Where the bus drops me it’s only a few steps to the old town. A group of pre-schoolers, all dressed in bright tee-shirts, straggle at the hip level of their monitor as they pass under a giant statue of two officers in greatcoats and caps, back to back, looking out over the river. The squares are full of people. A Mexican ship is in port: small clean-cut men, their skin olive against the bleached white of impeccable uniforms, carry cameras on their belts and examine the wares of the street sellers. The products are typically Baltic: carved wood, bright, intricate knitted goods, and amber in every possible shape and setting. I’m trapped at one of the tables in front of a statue of the Bremen town musicians. The woman managing the stall seems as excited for a chance to practice her English as to show off the wares, which are beautiful, but exactly the same as at the next table. Further down I notice traditional wooden Russian dolls painted with European soccer players. In one of the shops I come across unique and exquisite ceramic houses like some that I saw coming into town. I’d like one, but where would I put it?

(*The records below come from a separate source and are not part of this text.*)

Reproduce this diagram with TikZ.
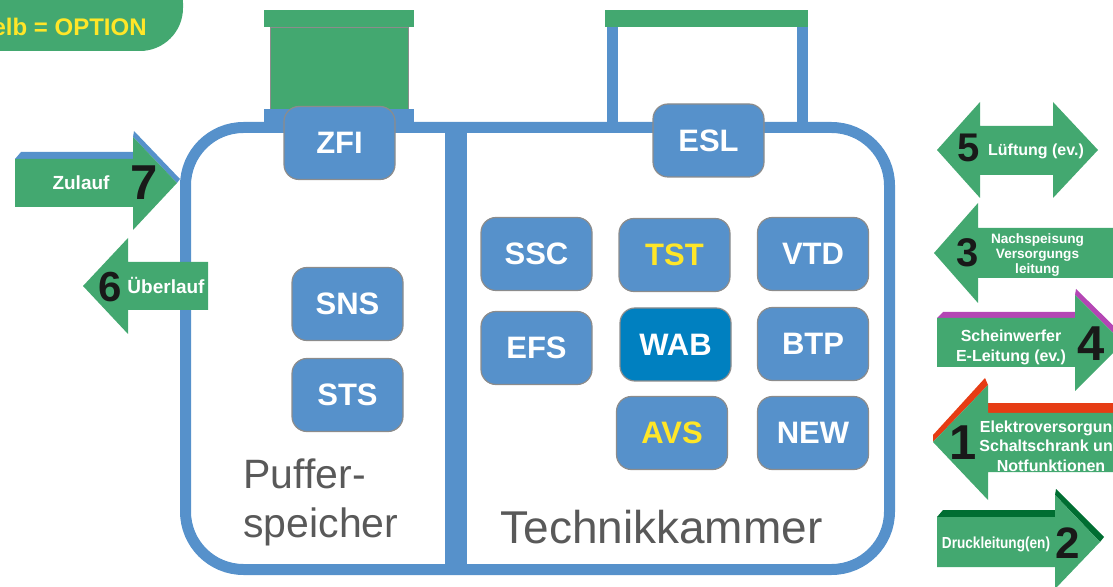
\documentclass[tikz,border=0pt]{standalone}
\usepackage{fontspec}
\setmainfont{Liberation Sans}
\definecolor{hullblue}{RGB}{86,145,203}
\definecolor{wabblue}{RGB}{0,128,192}
\definecolor{pipegreen}{RGB}{67,168,112}
\definecolor{optyellow}{RGB}{255,230,40}
\definecolor{labelgray}{RGB}{89,89,89}
\definecolor{edgegray}{RGB}{140,140,140}
\definecolor{lilac}{RGB}{180,70,180}
\definecolor{rust}{RGB}{230,60,20}
\definecolor{darkgreen}{RGB}{0,110,50}
\newcommand{\groesse}[1]{\fontsize{#1}{#1}\selectfont}

\begin{document}
\begin{tikzpicture}[x=0.5pt, y=-0.5pt,
	kasten/.style={rounded corners=7.5pt, fill=hullblue, draw=edgegray, line width=0.6pt,
		minimum width=55.5pt, minimum height=36.5pt, inner sep=0pt, text=white,
		font=\bfseries\groesse{15.5}},
	ziffer/.style={inner sep=0pt, text=black!90, font=\bfseries\groesse{24.5}},
	schrift/.style={inner sep=0pt, text=white, align=center, font=\bfseries\fontsize{8}{9.8}\selectfont},
	raum/.style={inner sep=0pt, anchor=base west, text=labelgray, font=\groesse{20.5}}]
	\useasboundingbox (0,0) rectangle (1113,587);
% LEGENDE
	\fill [pipegreen, rounded corners=21.5pt] (-40,-40) rectangle (183,51);
	\node [inner sep=0pt, anchor=east, text=optyellow, font=\bfseries\groesse{12}] (legende) at (147,27) {Gelb = OPTION};
% AUFBAUTEN
	\fill [pipegreen] (264,10) rectangle (414,27);
	\filldraw [fill=pipegreen, draw=edgegray, line width=0.4pt] (270,27) rectangle (408,109);
	\fill [hullblue] (264,109) rectangle (414,127);
	\fill [pipegreen] (605,10) rectangle (808,27);
	\fill [hullblue] (607,27) rectangle (618,127);
	\fill [hullblue] (797,27) rectangle (808,127);
% GEHAEUSE
	\draw [hullblue, line width=5.5pt, rounded corners=29pt] (185.5,127.5) rectangle (889.5,569.5);
	\fill [hullblue] (445,127.5) rectangle (467,569.5);
	\node [raum] (puffer) at (243,488) {Puffer-};
	\node [raum] (speicher) at (243,537) {speicher};
	\node [raum, font=\groesse{23}] (technik) at (500,543) {Technikkammer};
% MODULE
	\node [kasten] (zfi) at (339.5,143) {ZFI};
	\node [kasten] (esl) at (708.5,140.5) {ESL};
	\node [kasten] (sns) at (347.5,304) {SNS};
	\node [kasten] (sts) at (347.5,395) {STS};
	\node [kasten] (ssc) at (536.5,254) {SSC};
	\node [kasten, text=optyellow] (tst) at (674.5,255) {TST};
	\node [kasten] (vtd) at (813,254) {VTD};
	\node [kasten] (efs) at (536.5,348) {EFS};
	\node [kasten, fill=wabblue] (wab) at (675.5,344.5) {WAB};
	\node [kasten] (btp) at (813,344) {BTP};
	\node [kasten, text=optyellow] (avs) at (672,433) {AVS};
	\node [kasten] (new) at (813,433) {NEW};
% ANSCHLUESSE LINKS
	\fill [hullblue] (15,159) -- (21,152) -- (133,152) -- (133,159) -- cycle;
	\fill [hullblue] (133,137) -- (134,131) -- (180,179) -- (177,183) -- cycle;
	\fill [pipegreen] (15,159) -- (133,159) -- (133,137) -- (177,183) -- (133,230) -- (133,207) -- (15,207) -- cycle;
	\node [schrift, font=\bfseries\groesse{9.5}] (zulauf) at (81,183) {Zulauf};
	\node [ziffer] (n7) at (144,183) {7};
	\fill [pipegreen] (83,286) -- (128,238) -- (128,262) -- (208,262) -- (208,310) -- (128,310) -- (128,334) -- cycle;
	\node [ziffer, font=\bfseries\groesse{21}] (n6) at (110,287) {6};
	\node [schrift, font=\bfseries\groesse{9.5}] (ueberlauf) at (166,285) {Überlauf};
% ANSCHLUESSE RECHTS
	\fill [pipegreen] (937,150) -- (980,102) -- (980,126) -- (1053,126) -- (1053,102) -- (1098,150) -- (1053,198) -- (1053,175) -- (980,175) -- (980,198) -- cycle;
	\node [ziffer, font=\bfseries\groesse{20}] (n5) at (969,148) {5};
	\node [schrift] (lueftung) at (1036,151) {Lüftung (ev.)};
	\fill [pipegreen] (934,253) -- (978,203) -- (978,228) -- (1120,228) -- (1120,278) -- (978,278) -- (978,303) -- cycle;
	\node [ziffer, font=\bfseries\groesse{20}] (n3) at (968,253) {3};
	\node [schrift, font=\bfseries\fontsize{6.8}{7.6}\selectfont] (nachspeisung) at (1037.5,255) {Nachspeisung\\Versorgungs\\leitung};
	\fill [lilac] (937,318) -- (943,312) -- (1075,312) -- (1075,318) -- cycle;
	\fill [lilac] (1075,295) -- (1076,289) -- (1127,339) -- (1123,343) -- cycle;
	\fill [pipegreen] (937,318) -- (1075,318) -- (1075,295) -- (1123,343) -- (1075,391) -- (1075,367) -- (937,367) -- cycle;
	\node [schrift, font=\bfseries\fontsize{8}{10}\selectfont] (scheinwerfer) at (1011,347) {Scheinwerfer\\E-Leitung (ev.)};
	\node [ziffer] (n4) at (1091,344) {4};
	\fill [rust] (988,403) rectangle (1120,413);
	\fill [rust] (933,442) -- (933,435) -- (985,378) -- (988,385) -- cycle;
	\fill [pipegreen] (933,442) -- (988,385) -- (988,413) -- (1120,413) -- (1120,472) -- (988,472) -- (988,500) -- cycle;
	\node [ziffer] (n1) at (963,443) {1};
	\node [schrift] (elektro) at (1051,446) {Elektroversorgung\\Schaltschrank und\\Notfunktionen};
	\fill [darkgreen] (937,517) -- (943,510) -- (1055,510) -- (1055,517) -- cycle;
	\fill [darkgreen] (1055,495) -- (1056,489) -- (1104,537) -- (1100,542) -- cycle;
	\fill [pipegreen] (937,517) -- (1055,517) -- (1055,495) -- (1100,542) -- (1055,589) -- (1055,567) -- (937,567) -- cycle;
	\node [schrift] (druck) at (996,544) {\scalebox{0.85}[1]{Druckleitung(en)}};
	\node [ziffer, font=\bfseries\groesse{22}] (n2) at (1068,543) {2};
\end{tikzpicture}
\end{document}
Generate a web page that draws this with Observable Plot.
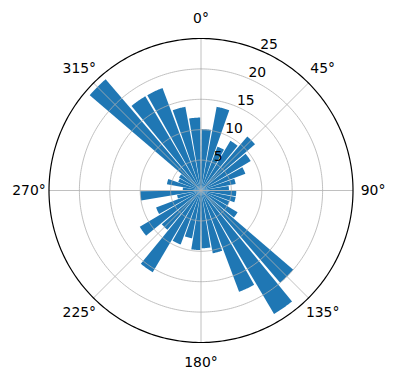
<!DOCTYPE html>
<html><head><meta charset="utf-8">
<script src="https://cdn.jsdelivr.net/npm/d3@7"></script>
<script src="https://cdn.jsdelivr.net/npm/@observablehq/plot@0.6"></script>
<style>body{margin:0;background:#fff}</style>
</head><body><div id="chart"></div>
<script>
// bar centre directions (degrees, clockwise from north)
const directions = [5,15,25,35,45,55,65,75,85,95,105,115,125,135,145,155,165,175,
                    185,195,205,215,225,235,245,255,265,275,285,295,305,315,325,335,345,355];
// bar lengths
const radii = [10.1,14.0,7.7,9.5,11.7,9.5,7.8,5.8,4.6,5.8,5.8,5.0,7.0,20.0,23.6,17.8,10.5,9.5,
               9.8,8.0,9.5,15.6,8.5,11.7,7.9,4.0,10.0,3.0,5.7,4.0,4.2,24.1,18.0,18.0,14.0,12.0];
const barWidthDeg = 8.8;
const rTicks = [5,10,15,20,25];
const rTickLabels = ["5","10","15","20","25"];
const thetaTicks = [0,45,90,135,180,225,270,315];
const thetaLabels = ["0°","45°","90°","135°","180°","225°","270°","315°"];
const rMax = 25;

const rad = d => d * Math.PI / 180;
const px = (r, d) => r * Math.sin(rad(d));
const py = (r, d) => r * Math.cos(rad(d));

const wedges = [];
directions.forEach((d, i) => {
  const r = radii[i];
  wedges.push({bar: i, x: 0, y: 0});
  const n = 16;
  for (let k = 0; k <= n; k++) {
    const t = d - barWidthDeg / 2 + barWidthDeg * k / n;
    wedges.push({bar: i, x: px(r, t), y: py(r, t)});
  }
  wedges.push({bar: i, x: 0, y: 0});
});

const circles = [];
rTicks.forEach(r => {
  for (let k = 0; k <= 360; k++) circles.push({r, x: px(r, k), y: py(r, k)});
});
const inner = circles.filter(c => c.r < rMax);
const outer = circles.filter(c => c.r === rMax);

const spokes = thetaTicks.map(t => ({x1: 0, y1: 0, x2: px(rMax, t), y2: py(rMax, t)}));
const thetaText = thetaTicks.map((t, i) => ({x: px(28.3, t), y: py(28.3, t), label: thetaLabels[i]}));
const rText = rTicks.map((r, i) => ({x: px(r, 22.5), y: py(r, 22.5), label: rTickLabels[i]}));

const font = "DejaVu Sans, sans-serif";
const chart = Plot.plot({
  width: 396, height: 380,
  marginLeft: 48.5, marginRight: 43.5, marginTop: 38, marginBottom: 38,
  x: {domain: [-rMax, rMax], axis: null},
  y: {domain: [-rMax, rMax], axis: null},
  style: {fontFamily: font, background: "white"},
  marks: [
    Plot.line(wedges, {x: "x", y: "y", z: "bar", fill: "#1f77b4", stroke: "none", curve: "linear"}),
    Plot.line(inner, {x: "x", y: "y", z: "r", stroke: "#b0b0b0", strokeWidth: 0.8}),
    Plot.link(spokes, {x1: "x1", y1: "y1", x2: "x2", y2: "y2", stroke: "#b0b0b0", strokeWidth: 0.8}),
    Plot.line(outer, {x: "x", y: "y", stroke: "black", strokeWidth: 1.2}),
    Plot.text(thetaText, {x: "x", y: "y", text: "label", fontSize: 13.9, fill: "black", textAnchor: "middle", lineAnchor: "middle"}),
    Plot.text(rText, {x: "x", y: "y", text: "label", fontSize: 13.9, fill: "black", textAnchor: "start", lineAnchor: "bottom", dx: 1, dy: -1})
  ]
});
document.getElementById("chart").appendChild(chart);
</script>
</body></html>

The churches are quiet and simple. I take photos of some of the art deco ornamentation that graces the buildings. The statues and monumental reliefs are…. well, monumental. These are twentieth century work. Big-shouldered men in army uniforms and helmets, carrying rifles. Big shouldered, bare-breasted women, carrying heavy loads. There is another giant statue at the opposite edge of the old city, titled “Freedom”. On top of a granite column high above the street, the two-storey, stylized figure of a woman in a robe thrusts three golden stars up to the heavens. Perhaps it was called “Progress”, I think. Later on I walk by a small triangular shrine, quite different from the monuments, simply titled “1991 Barikades”. There are fresh flowers on it. Here and there I see testimonies of struggle, pocketed between coffee shops and western fast-food franchises. But I’m like a half-deaf man trying to hear a conversation about a subject I don’t recognize.
A tram passes. I think that its compact size, clean lines and wrap-around windows make it look retro, like something from the 1950s, and then realize that it probably is a piece of equipment still in use from then. On the street nearby, a group of women laugh and talk to each other in Latvian as they take turns releasing arrows at an archery range.
I’ve just enough time for something to eat before going back to the airport. There’s an old convent across from the street sellers, converted to a restaurant called “Domini Canes”. I take that as a sign and sit down. The waitress brings me a bowl of ginger-lamb-lentil soup. The presentation looks like something from a flight magazine: trickles of balsamic reduction on the four corners of a large white bowl, traced with herbs and flowers. For a second I could be in Paris or London, Toronto or New York or Hong Kong. Then I take a bite of the bread. It’s thick and brown and heavy, tasting of molasses, spread thick with butter and garlic, and says only one thing: there’s nowhere quite like Riga.